THE WHISTLE BLOWS AT NOON, Centennial History of Titonka, 1898-1998, was written as the history of the first century of the town of Titonka, Iowa. The town was named for a legendary buffalo hunt that occured in 1855, which ended near the site of the present day town. The name was taken from the Sioux Indian word for buffalo, Ta Tanka, or big black. A buffalo taken on the hunt was dressed, roasted on a fire and shared with a band of Indians camped on the banks of Buffalo Creek. The late Harvey Ingham, one time editor of the Algona Upper Des Moines and later of the Des Moines Register, was a member of the hunting party. It was at his suggestion that the town be named "Titonka".

Upper Kossuth county was the very last area of the state to be settled. The marshy area was considered unfit for the pursuit of agriculture until land became scarce in the rest of the state. Adventuresome pioneers acquired land either through homesteading or, somewhat later, purchasing it at a very low price per acre. To read the book is to come to appreciate the hard work of the early settlers in bringing the land into production and their pride in having accomplished so seemingly impossible a task.

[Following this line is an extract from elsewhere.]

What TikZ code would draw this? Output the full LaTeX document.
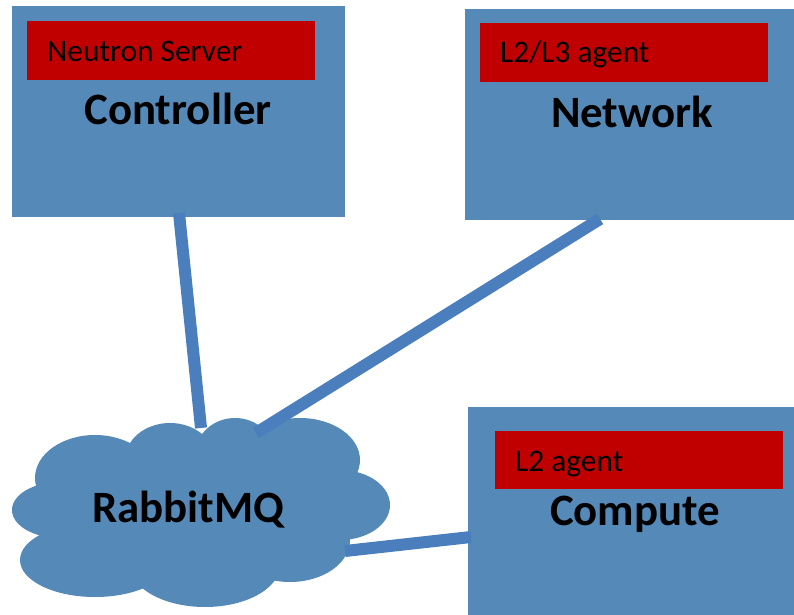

Its fertile black soil, of a great depth, has been important in the production of food throughout the century. Citizen's who grew up in the area have gone out into the far reaches of the world to make a difference. Taxes imposed on crop land and business firms have added to the treasuries of the state and nation. The area has had a far greater inpact on the quality of life available in the world today than if it had been left in its natural state, however interesting.

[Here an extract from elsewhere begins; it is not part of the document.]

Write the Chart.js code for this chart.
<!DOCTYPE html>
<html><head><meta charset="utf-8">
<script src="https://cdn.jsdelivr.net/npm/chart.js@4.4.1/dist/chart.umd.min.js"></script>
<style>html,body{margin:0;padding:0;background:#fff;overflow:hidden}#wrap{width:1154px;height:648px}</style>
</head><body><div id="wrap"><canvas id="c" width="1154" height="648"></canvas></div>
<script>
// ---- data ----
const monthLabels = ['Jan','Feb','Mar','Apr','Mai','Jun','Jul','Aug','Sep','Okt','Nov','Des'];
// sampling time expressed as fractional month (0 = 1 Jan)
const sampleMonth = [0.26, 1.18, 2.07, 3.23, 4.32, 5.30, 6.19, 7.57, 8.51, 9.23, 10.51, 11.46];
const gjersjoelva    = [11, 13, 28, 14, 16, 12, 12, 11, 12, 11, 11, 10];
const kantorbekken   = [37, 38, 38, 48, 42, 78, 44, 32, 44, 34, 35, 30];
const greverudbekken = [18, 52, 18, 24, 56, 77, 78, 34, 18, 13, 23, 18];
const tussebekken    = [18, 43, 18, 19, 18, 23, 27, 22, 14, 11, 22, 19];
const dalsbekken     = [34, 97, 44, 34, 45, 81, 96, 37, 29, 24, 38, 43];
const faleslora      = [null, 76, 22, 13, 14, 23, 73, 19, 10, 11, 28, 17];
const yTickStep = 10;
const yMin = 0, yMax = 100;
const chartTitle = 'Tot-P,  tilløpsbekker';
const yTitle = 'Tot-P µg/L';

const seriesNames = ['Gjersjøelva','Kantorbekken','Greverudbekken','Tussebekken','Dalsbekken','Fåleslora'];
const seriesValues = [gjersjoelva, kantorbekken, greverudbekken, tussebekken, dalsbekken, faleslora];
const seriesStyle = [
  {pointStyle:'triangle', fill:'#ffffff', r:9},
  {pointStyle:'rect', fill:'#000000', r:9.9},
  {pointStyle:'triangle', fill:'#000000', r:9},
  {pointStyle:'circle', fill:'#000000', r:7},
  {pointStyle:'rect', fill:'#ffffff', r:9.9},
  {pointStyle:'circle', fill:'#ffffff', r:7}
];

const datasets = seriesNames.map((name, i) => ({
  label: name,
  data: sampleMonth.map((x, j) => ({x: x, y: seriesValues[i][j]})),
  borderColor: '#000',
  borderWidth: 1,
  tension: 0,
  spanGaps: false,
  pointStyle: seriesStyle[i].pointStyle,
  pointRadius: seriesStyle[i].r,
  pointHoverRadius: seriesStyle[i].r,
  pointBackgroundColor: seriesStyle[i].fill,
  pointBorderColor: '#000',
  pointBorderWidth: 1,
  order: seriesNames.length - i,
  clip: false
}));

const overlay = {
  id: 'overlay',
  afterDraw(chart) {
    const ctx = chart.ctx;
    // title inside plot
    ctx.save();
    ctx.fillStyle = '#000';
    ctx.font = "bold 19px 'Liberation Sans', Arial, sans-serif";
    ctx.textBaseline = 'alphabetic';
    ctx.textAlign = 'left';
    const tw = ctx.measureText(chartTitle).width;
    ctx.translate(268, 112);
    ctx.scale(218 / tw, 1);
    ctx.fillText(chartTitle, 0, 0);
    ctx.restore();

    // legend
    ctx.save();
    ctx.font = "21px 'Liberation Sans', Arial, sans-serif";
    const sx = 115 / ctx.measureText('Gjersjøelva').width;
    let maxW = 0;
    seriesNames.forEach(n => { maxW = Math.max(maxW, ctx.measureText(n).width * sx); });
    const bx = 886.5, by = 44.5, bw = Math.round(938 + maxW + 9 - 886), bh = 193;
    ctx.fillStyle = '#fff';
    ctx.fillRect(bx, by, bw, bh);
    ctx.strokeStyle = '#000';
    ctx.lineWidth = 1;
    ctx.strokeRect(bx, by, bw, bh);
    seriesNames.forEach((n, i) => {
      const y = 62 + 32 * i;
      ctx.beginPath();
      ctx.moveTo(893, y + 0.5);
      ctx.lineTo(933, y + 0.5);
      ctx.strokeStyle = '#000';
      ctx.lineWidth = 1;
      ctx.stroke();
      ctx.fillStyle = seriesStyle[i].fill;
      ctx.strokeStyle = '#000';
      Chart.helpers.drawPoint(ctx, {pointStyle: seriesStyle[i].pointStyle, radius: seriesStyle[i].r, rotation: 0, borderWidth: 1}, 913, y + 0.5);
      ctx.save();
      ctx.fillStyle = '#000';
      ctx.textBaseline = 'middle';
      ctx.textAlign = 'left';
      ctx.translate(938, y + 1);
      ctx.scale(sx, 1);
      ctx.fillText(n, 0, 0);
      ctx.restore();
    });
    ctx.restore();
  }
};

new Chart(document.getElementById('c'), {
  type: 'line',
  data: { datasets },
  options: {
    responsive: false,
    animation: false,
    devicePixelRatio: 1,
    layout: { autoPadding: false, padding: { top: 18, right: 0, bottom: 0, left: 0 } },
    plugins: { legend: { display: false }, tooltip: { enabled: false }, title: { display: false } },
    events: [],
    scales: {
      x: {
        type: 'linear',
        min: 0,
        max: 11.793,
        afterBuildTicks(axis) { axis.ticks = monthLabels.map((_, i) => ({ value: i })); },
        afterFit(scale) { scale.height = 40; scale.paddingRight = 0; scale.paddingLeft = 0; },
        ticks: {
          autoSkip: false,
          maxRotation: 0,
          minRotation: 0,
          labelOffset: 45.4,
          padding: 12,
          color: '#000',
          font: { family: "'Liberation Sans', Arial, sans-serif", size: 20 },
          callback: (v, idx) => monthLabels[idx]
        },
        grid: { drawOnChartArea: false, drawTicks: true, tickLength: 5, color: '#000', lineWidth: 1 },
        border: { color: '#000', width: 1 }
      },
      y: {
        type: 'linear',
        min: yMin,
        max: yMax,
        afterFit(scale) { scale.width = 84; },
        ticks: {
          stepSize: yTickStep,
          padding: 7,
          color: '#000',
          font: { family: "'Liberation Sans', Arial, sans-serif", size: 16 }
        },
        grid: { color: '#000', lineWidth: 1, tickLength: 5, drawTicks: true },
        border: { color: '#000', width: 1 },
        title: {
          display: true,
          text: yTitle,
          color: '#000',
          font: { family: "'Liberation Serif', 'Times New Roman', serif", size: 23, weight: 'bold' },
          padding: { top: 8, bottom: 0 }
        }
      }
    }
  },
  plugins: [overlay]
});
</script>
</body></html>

The centennial history of Titonka, a town with an incredibly small population of only 650, demonstrates what can be achieved when its populace, town and country, has the wisdom to set aside differences to work together to make and to keep a fine quality of life.

From the Author:

Former residents report having read the book cover to cover in a couple sittings, finding it difficult to put down to retire for the night. People with no Titonka connection also report having read the book in its entirety, finding that it captured their interest though they do not know the area. Any and every individual with an interest in "the way things were" will find the book of absorbing interest. It is of value to every resident of the community, past or present, as a reference.

The history includes vivid descripions of first hand experience with agriculture, business, education and living conditions before mechanization and technoloy were developed. Accounts of students and teachers from the era of the one room rural school are included. Individual histories of the business places of the town bring back memories of former residents. The 200 family histories portray the joys and trials of raising a family in a remote rural area early in the centiury. Though not intended as a genealogy, many of them do give genealogical information. Most poignant are the histories listing children born, then ending with: and one, sometimes two or three or more, of whom died in infancy.